Would you transcribe the listing that follows, character for character, and omit its images?

[Start Data block]

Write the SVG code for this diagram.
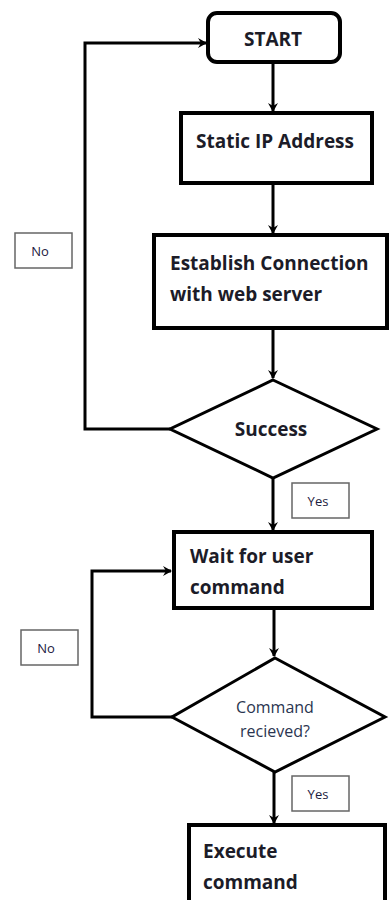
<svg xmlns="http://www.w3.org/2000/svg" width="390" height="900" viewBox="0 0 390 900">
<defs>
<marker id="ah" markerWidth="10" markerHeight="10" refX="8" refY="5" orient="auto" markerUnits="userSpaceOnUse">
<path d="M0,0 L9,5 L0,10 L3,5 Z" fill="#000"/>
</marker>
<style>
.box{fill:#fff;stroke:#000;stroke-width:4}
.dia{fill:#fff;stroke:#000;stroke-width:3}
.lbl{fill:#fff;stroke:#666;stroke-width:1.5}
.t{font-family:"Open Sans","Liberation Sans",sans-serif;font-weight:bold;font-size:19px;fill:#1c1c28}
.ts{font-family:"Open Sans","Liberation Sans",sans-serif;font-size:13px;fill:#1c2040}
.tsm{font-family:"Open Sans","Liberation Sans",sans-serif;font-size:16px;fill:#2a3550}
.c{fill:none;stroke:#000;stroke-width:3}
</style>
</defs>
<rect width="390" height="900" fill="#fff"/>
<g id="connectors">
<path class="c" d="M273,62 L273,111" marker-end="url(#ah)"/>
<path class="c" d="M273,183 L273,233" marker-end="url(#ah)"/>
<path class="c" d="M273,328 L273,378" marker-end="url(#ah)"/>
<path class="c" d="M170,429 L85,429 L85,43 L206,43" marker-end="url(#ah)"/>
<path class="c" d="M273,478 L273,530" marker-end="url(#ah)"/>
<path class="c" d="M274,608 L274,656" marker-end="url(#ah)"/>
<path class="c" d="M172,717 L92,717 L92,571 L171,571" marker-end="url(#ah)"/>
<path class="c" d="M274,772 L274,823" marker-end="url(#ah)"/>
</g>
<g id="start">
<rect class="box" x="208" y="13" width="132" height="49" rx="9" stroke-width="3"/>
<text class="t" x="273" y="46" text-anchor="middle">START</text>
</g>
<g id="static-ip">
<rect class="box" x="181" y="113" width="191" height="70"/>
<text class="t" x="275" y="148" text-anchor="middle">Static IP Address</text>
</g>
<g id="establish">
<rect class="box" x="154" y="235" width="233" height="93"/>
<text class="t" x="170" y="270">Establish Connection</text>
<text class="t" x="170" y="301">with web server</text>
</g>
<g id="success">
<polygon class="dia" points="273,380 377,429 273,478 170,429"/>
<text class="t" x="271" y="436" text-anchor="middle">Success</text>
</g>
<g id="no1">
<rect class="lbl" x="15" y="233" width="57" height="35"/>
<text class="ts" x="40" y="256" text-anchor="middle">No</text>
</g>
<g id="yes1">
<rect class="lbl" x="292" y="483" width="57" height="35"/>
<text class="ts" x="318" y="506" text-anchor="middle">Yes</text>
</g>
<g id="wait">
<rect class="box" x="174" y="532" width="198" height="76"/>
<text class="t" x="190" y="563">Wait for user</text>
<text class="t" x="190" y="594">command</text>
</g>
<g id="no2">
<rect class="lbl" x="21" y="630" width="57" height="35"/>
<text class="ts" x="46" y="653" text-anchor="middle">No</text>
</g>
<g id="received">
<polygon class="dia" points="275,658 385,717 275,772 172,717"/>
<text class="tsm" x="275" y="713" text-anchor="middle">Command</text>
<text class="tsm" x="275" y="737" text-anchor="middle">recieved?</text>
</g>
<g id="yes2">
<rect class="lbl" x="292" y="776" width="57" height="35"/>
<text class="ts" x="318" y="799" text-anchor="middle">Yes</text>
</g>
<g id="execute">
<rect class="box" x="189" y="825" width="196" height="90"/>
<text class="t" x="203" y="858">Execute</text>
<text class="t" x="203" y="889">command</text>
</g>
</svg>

[End Data block]

Solution for this problem
Write the SVG code for this diagram.
<svg xmlns="http://www.w3.org/2000/svg" width="390" height="900" viewBox="0 0 390 900">
<defs>
<marker id="ah" markerWidth="10" markerHeight="10" refX="8" refY="5" orient="auto" markerUnits="userSpaceOnUse">
<path d="M0,0 L9,5 L0,10 L3,5 Z" fill="#000"/>
</marker>
<style>
.box{fill:#fff;stroke:#000;stroke-width:4}
.dia{fill:#fff;stroke:#000;stroke-width:3}
.lbl{fill:#fff;stroke:#666;stroke-width:1.5}
.t{font-family:"Open Sans","Liberation Sans",sans-serif;font-weight:bold;font-size:19px;fill:#1c1c28}
.ts{font-family:"Open Sans","Liberation Sans",sans-serif;font-size:13px;fill:#1c2040}
.tsm{font-family:"Open Sans","Liberation Sans",sans-serif;font-size:16px;fill:#2a3550}
.c{fill:none;stroke:#000;stroke-width:3}
</style>
</defs>
<rect width="390" height="900" fill="#fff"/>
<g id="connectors">
<path class="c" d="M273,62 L273,111" marker-end="url(#ah)"/>
<path class="c" d="M273,183 L273,233" marker-end="url(#ah)"/>
<path class="c" d="M273,328 L273,378" marker-end="url(#ah)"/>
<path class="c" d="M170,429 L85,429 L85,43 L206,43" marker-end="url(#ah)"/>
<path class="c" d="M273,478 L273,530" marker-end="url(#ah)"/>
<path class="c" d="M274,608 L274,656" marker-end="url(#ah)"/>
<path class="c" d="M172,717 L92,717 L92,571 L171,571" marker-end="url(#ah)"/>
<path class="c" d="M274,772 L274,823" marker-end="url(#ah)"/>
</g>
<g id="start">
<rect class="box" x="208" y="13" width="132" height="49" rx="9" stroke-width="3"/>
<text class="t" x="273" y="46" text-anchor="middle">START</text>
</g>
<g id="static-ip">
<rect class="box" x="181" y="113" width="191" height="70"/>
<text class="t" x="275" y="148" text-anchor="middle">Static IP Address</text>
</g>
<g id="establish">
<rect class="box" x="154" y="235" width="233" height="93"/>
<text class="t" x="170" y="270">Establish Connection</text>
<text class="t" x="170" y="301">with web server</text>
</g>
<g id="success">
<polygon class="dia" points="273,380 377,429 273,478 170,429"/>
<text class="t" x="271" y="436" text-anchor="middle">Success</text>
</g>
<g id="no1">
<rect class="lbl" x="15" y="233" width="57" height="35"/>
<text class="ts" x="40" y="256" text-anchor="middle">No</text>
</g>
<g id="yes1">
<rect class="lbl" x="292" y="483" width="57" height="35"/>
<text class="ts" x="318" y="506" text-anchor="middle">Yes</text>
</g>
<g id="wait">
<rect class="box" x="174" y="532" width="198" height="76"/>
<text class="t" x="190" y="563">Wait for user</text>
<text class="t" x="190" y="594">command</text>
</g>
<g id="no2">
<rect class="lbl" x="21" y="630" width="57" height="35"/>
<text class="ts" x="46" y="653" text-anchor="middle">No</text>
</g>
<g id="received">
<polygon class="dia" points="275,658 385,717 275,772 172,717"/>
<text class="tsm" x="275" y="713" text-anchor="middle">Command</text>
<text class="tsm" x="275" y="737" text-anchor="middle">recieved?</text>
</g>
<g id="yes2">
<rect class="lbl" x="292" y="776" width="57" height="35"/>
<text class="ts" x="318" y="799" text-anchor="middle">Yes</text>
</g>
<g id="execute">
<rect class="box" x="189" y="825" width="196" height="90"/>
<text class="t" x="203" y="858">Execute</text>
<text class="t" x="203" y="889">command</text>
</g>
</svg>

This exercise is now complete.